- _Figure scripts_
-- -- --

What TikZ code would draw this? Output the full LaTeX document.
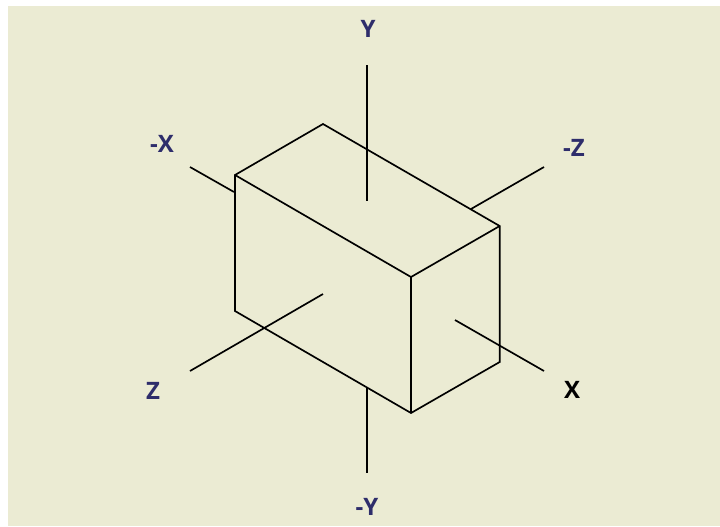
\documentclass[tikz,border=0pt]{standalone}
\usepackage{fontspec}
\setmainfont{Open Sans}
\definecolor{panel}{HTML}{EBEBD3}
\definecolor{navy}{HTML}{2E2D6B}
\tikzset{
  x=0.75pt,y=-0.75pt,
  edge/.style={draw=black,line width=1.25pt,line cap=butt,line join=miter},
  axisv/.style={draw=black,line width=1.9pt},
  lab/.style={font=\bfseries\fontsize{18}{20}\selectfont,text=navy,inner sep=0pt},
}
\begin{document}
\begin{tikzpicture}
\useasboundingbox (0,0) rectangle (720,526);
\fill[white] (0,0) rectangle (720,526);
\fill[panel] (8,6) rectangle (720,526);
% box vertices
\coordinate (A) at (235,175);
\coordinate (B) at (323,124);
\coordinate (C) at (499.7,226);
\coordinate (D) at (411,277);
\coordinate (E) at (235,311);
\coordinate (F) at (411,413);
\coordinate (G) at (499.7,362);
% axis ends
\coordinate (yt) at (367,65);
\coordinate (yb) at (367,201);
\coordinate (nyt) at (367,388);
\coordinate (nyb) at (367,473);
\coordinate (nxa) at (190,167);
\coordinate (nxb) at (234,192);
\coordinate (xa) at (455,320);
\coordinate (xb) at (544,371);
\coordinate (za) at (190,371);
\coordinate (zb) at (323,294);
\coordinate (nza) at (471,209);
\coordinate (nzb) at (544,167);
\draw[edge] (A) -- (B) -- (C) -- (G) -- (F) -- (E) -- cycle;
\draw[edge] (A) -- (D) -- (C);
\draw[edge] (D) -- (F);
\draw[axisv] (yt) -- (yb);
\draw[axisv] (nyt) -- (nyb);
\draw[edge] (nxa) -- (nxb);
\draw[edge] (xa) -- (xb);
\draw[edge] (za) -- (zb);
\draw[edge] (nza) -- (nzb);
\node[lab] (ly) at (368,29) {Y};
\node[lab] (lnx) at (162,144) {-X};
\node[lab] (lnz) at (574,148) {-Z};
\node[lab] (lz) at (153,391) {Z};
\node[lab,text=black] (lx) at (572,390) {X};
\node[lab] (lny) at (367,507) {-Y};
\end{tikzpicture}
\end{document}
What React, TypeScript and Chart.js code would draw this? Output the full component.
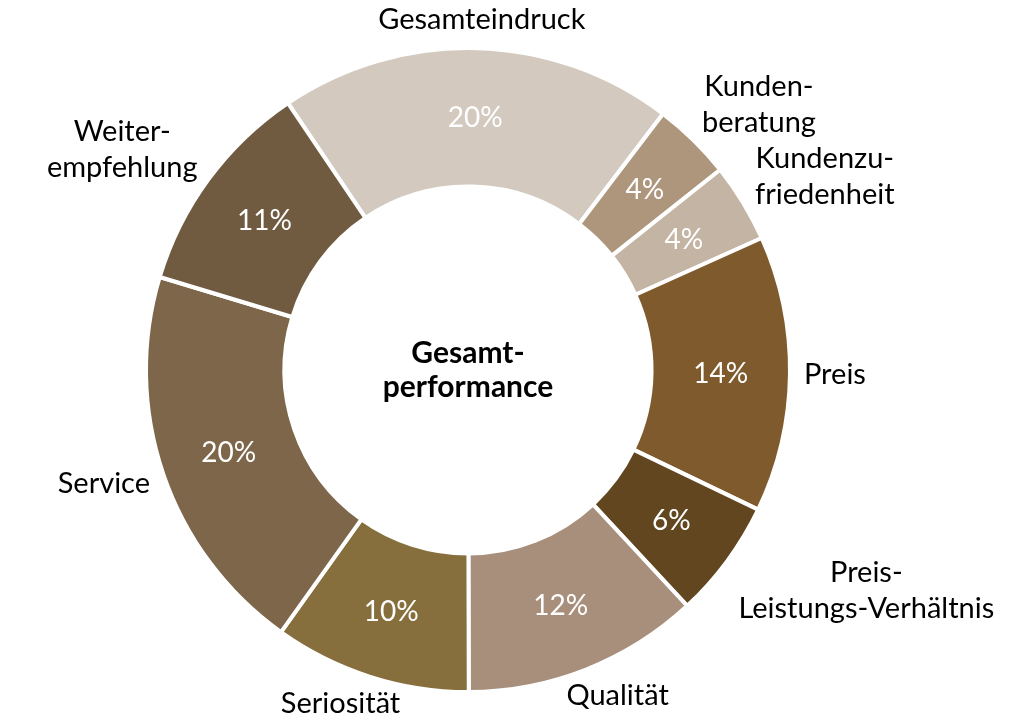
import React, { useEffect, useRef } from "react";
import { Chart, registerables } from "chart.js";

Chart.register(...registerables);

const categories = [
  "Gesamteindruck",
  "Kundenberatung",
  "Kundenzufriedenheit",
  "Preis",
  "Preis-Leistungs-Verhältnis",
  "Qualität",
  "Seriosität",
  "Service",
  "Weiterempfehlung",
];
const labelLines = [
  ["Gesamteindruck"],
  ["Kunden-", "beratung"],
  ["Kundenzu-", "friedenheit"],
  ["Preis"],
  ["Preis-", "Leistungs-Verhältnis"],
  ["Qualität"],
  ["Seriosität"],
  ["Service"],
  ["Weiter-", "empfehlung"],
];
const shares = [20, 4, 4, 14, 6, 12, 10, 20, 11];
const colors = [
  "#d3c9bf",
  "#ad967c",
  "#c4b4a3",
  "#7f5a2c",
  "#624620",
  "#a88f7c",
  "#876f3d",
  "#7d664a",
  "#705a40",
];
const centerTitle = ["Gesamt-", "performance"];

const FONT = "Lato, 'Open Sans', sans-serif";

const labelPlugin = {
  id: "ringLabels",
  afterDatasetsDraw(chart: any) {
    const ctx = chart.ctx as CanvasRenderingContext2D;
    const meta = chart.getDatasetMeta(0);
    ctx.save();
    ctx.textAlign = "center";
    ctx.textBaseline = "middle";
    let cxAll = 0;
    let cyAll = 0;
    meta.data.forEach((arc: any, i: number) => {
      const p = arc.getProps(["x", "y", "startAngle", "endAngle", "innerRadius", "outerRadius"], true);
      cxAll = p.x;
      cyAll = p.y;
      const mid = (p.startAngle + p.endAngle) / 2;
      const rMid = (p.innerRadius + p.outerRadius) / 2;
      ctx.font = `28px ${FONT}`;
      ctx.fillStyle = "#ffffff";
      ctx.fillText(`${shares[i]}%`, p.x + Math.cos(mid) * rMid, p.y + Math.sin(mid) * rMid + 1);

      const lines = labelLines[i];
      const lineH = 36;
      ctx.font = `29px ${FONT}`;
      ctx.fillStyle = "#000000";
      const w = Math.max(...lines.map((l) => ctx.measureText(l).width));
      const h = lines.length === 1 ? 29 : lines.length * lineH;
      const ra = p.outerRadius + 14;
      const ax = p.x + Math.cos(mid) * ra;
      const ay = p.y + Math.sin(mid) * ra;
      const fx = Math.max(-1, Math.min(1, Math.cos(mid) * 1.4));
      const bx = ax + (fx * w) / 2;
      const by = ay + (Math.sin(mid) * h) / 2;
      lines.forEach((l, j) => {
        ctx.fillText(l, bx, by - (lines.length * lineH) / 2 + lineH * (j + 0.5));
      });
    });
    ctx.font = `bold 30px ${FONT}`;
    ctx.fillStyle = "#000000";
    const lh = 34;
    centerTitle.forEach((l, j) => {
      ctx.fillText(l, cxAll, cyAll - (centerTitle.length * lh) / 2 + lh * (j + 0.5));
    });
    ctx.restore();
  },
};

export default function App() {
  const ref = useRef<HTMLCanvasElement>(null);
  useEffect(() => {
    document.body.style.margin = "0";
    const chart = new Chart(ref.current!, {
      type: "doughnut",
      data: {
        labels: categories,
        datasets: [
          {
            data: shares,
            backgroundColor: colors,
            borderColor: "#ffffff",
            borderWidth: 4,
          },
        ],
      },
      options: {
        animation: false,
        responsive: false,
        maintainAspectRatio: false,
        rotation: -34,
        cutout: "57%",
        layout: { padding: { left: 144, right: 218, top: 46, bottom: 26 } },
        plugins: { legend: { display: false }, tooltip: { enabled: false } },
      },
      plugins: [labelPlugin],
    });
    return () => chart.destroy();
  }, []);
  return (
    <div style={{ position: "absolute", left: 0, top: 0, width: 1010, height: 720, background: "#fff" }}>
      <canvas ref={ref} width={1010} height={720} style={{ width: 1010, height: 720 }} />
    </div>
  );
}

-- -- --

- _TASK BRIEF_
Nothing in the entries above should change when they are printed again, except that the pictures are dropped.

- _EXPECTED ANSWER_
What TikZ code would draw this? Output the full LaTeX document.
\documentclass[tikz,border=0pt]{standalone}
\usepackage{fontspec}
\setmainfont{Open Sans}
\definecolor{panel}{HTML}{EBEBD3}
\definecolor{navy}{HTML}{2E2D6B}
\tikzset{
  x=0.75pt,y=-0.75pt,
  edge/.style={draw=black,line width=1.25pt,line cap=butt,line join=miter},
  axisv/.style={draw=black,line width=1.9pt},
  lab/.style={font=\bfseries\fontsize{18}{20}\selectfont,text=navy,inner sep=0pt},
}
\begin{document}
\begin{tikzpicture}
\useasboundingbox (0,0) rectangle (720,526);
\fill[white] (0,0) rectangle (720,526);
\fill[panel] (8,6) rectangle (720,526);
% box vertices
\coordinate (A) at (235,175);
\coordinate (B) at (323,124);
\coordinate (C) at (499.7,226);
\coordinate (D) at (411,277);
\coordinate (E) at (235,311);
\coordinate (F) at (411,413);
\coordinate (G) at (499.7,362);
% axis ends
\coordinate (yt) at (367,65);
\coordinate (yb) at (367,201);
\coordinate (nyt) at (367,388);
\coordinate (nyb) at (367,473);
\coordinate (nxa) at (190,167);
\coordinate (nxb) at (234,192);
\coordinate (xa) at (455,320);
\coordinate (xb) at (544,371);
\coordinate (za) at (190,371);
\coordinate (zb) at (323,294);
\coordinate (nza) at (471,209);
\coordinate (nzb) at (544,167);
\draw[edge] (A) -- (B) -- (C) -- (G) -- (F) -- (E) -- cycle;
\draw[edge] (A) -- (D) -- (C);
\draw[edge] (D) -- (F);
\draw[axisv] (yt) -- (yb);
\draw[axisv] (nyt) -- (nyb);
\draw[edge] (nxa) -- (nxb);
\draw[edge] (xa) -- (xb);
\draw[edge] (za) -- (zb);
\draw[edge] (nza) -- (nzb);
\node[lab] (ly) at (368,29) {Y};
\node[lab] (lnx) at (162,144) {-X};
\node[lab] (lnz) at (574,148) {-Z};
\node[lab] (lz) at (153,391) {Z};
\node[lab,text=black] (lx) at (572,390) {X};
\node[lab] (lny) at (367,507) {-Y};
\end{tikzpicture}
\end{document}
What React, TypeScript and Chart.js code would draw this? Output the full component.
import React, { useEffect, useRef } from "react";
import { Chart, registerables } from "chart.js";

Chart.register(...registerables);

const categories = [
  "Gesamteindruck",
  "Kundenberatung",
  "Kundenzufriedenheit",
  "Preis",
  "Preis-Leistungs-Verhältnis",
  "Qualität",
  "Seriosität",
  "Service",
  "Weiterempfehlung",
];
const labelLines = [
  ["Gesamteindruck"],
  ["Kunden-", "beratung"],
  ["Kundenzu-", "friedenheit"],
  ["Preis"],
  ["Preis-", "Leistungs-Verhältnis"],
  ["Qualität"],
  ["Seriosität"],
  ["Service"],
  ["Weiter-", "empfehlung"],
];
const shares = [20, 4, 4, 14, 6, 12, 10, 20, 11];
const colors = [
  "#d3c9bf",
  "#ad967c",
  "#c4b4a3",
  "#7f5a2c",
  "#624620",
  "#a88f7c",
  "#876f3d",
  "#7d664a",
  "#705a40",
];
const centerTitle = ["Gesamt-", "performance"];

const FONT = "Lato, 'Open Sans', sans-serif";

const labelPlugin = {
  id: "ringLabels",
  afterDatasetsDraw(chart: any) {
    const ctx = chart.ctx as CanvasRenderingContext2D;
    const meta = chart.getDatasetMeta(0);
    ctx.save();
    ctx.textAlign = "center";
    ctx.textBaseline = "middle";
    let cxAll = 0;
    let cyAll = 0;
    meta.data.forEach((arc: any, i: number) => {
      const p = arc.getProps(["x", "y", "startAngle", "endAngle", "innerRadius", "outerRadius"], true);
      cxAll = p.x;
      cyAll = p.y;
      const mid = (p.startAngle + p.endAngle) / 2;
      const rMid = (p.innerRadius + p.outerRadius) / 2;
      ctx.font = `28px ${FONT}`;
      ctx.fillStyle = "#ffffff";
      ctx.fillText(`${shares[i]}%`, p.x + Math.cos(mid) * rMid, p.y + Math.sin(mid) * rMid + 1);

      const lines = labelLines[i];
      const lineH = 36;
      ctx.font = `29px ${FONT}`;
      ctx.fillStyle = "#000000";
      const w = Math.max(...lines.map((l) => ctx.measureText(l).width));
      const h = lines.length === 1 ? 29 : lines.length * lineH;
      const ra = p.outerRadius + 14;
      const ax = p.x + Math.cos(mid) * ra;
      const ay = p.y + Math.sin(mid) * ra;
      const fx = Math.max(-1, Math.min(1, Math.cos(mid) * 1.4));
      const bx = ax + (fx * w) / 2;
      const by = ay + (Math.sin(mid) * h) / 2;
      lines.forEach((l, j) => {
        ctx.fillText(l, bx, by - (lines.length * lineH) / 2 + lineH * (j + 0.5));
      });
    });
    ctx.font = `bold 30px ${FONT}`;
    ctx.fillStyle = "#000000";
    const lh = 34;
    centerTitle.forEach((l, j) => {
      ctx.fillText(l, cxAll, cyAll - (centerTitle.length * lh) / 2 + lh * (j + 0.5));
    });
    ctx.restore();
  },
};

export default function App() {
  const ref = useRef<HTMLCanvasElement>(null);
  useEffect(() => {
    document.body.style.margin = "0";
    const chart = new Chart(ref.current!, {
      type: "doughnut",
      data: {
        labels: categories,
        datasets: [
          {
            data: shares,
            backgroundColor: colors,
            borderColor: "#ffffff",
            borderWidth: 4,
          },
        ],
      },
      options: {
        animation: false,
        responsive: false,
        maintainAspectRatio: false,
        rotation: -34,
        cutout: "57%",
        layout: { padding: { left: 144, right: 218, top: 46, bottom: 26 } },
        plugins: { legend: { display: false }, tooltip: { enabled: false } },
      },
      plugins: [labelPlugin],
    });
    return () => chart.destroy();
  }, []);
  return (
    <div style={{ position: "absolute", left: 0, top: 0, width: 1010, height: 720, background: "#fff" }}>
      <canvas ref={ref} width={1010} height={720} style={{ width: 1010, height: 720 }} />
    </div>
  );
}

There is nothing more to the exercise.